§ RECORDED DATA
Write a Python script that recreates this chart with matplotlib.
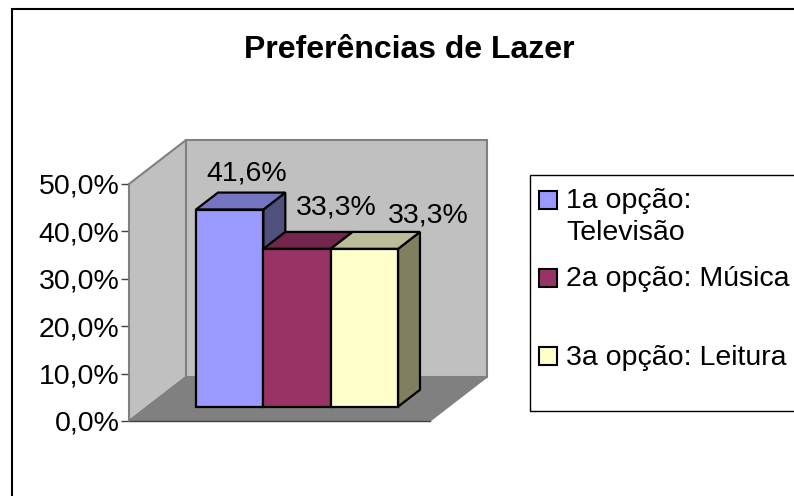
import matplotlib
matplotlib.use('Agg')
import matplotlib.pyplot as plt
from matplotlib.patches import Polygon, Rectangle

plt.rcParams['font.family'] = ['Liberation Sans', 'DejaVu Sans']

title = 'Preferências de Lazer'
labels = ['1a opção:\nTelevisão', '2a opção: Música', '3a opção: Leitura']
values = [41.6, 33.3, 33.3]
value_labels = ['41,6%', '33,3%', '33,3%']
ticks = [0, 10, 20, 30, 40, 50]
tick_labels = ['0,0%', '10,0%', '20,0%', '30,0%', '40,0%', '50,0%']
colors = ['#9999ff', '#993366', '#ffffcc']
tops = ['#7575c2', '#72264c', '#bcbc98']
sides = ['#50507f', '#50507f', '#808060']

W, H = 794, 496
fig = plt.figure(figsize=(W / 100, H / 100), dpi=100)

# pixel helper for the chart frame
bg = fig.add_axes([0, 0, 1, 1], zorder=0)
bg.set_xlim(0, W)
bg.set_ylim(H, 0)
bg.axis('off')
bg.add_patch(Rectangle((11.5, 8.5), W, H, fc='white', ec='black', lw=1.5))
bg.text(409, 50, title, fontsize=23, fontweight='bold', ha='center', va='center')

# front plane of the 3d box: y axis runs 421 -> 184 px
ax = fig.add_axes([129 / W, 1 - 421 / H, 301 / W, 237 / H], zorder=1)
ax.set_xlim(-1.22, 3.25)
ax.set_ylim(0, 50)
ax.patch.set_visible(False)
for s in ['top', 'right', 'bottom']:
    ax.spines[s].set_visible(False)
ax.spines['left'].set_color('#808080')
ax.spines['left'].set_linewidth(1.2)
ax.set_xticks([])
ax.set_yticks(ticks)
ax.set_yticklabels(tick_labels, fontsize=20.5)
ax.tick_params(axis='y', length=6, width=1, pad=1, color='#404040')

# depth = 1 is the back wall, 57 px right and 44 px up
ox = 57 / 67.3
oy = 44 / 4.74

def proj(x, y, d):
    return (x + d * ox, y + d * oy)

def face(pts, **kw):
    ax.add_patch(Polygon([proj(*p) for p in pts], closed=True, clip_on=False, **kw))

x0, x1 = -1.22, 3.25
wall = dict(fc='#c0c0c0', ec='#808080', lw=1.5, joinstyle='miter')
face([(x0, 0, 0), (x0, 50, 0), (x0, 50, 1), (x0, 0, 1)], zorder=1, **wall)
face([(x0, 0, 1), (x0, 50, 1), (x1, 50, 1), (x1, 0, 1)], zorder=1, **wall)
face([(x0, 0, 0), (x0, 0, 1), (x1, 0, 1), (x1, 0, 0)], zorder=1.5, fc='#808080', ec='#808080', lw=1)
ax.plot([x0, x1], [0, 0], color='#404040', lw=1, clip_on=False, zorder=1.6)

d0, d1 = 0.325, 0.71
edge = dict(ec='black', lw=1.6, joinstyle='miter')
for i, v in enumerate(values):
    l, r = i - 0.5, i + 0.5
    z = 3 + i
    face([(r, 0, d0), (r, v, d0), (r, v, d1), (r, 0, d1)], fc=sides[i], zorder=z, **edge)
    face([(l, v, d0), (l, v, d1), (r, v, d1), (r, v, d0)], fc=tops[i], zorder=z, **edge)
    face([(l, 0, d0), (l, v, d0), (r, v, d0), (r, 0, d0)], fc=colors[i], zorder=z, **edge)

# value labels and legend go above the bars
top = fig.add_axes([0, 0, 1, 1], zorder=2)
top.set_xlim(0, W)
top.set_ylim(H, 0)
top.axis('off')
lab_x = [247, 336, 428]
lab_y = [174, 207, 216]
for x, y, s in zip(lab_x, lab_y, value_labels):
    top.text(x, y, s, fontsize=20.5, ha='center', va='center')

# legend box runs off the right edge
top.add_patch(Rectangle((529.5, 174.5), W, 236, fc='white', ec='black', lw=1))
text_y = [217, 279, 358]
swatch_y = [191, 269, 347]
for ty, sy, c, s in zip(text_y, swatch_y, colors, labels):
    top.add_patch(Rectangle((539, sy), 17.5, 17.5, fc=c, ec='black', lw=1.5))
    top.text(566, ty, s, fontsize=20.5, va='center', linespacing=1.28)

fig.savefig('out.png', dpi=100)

§ WORK INSTRUCTIONS
Return the material line for line, from its beginning to the line that contains "plt.rcParams['font.family'] = ['Liberation", with the pictures left out.

§ RESPONSE TO THE TASK
Write a Python script that recreates this chart with matplotlib.
import matplotlib
matplotlib.use('Agg')
import matplotlib.pyplot as plt
from matplotlib.patches import Polygon, Rectangle

plt.rcParams['font.family'] = ['Liberation Sans', 'DejaVu Sans']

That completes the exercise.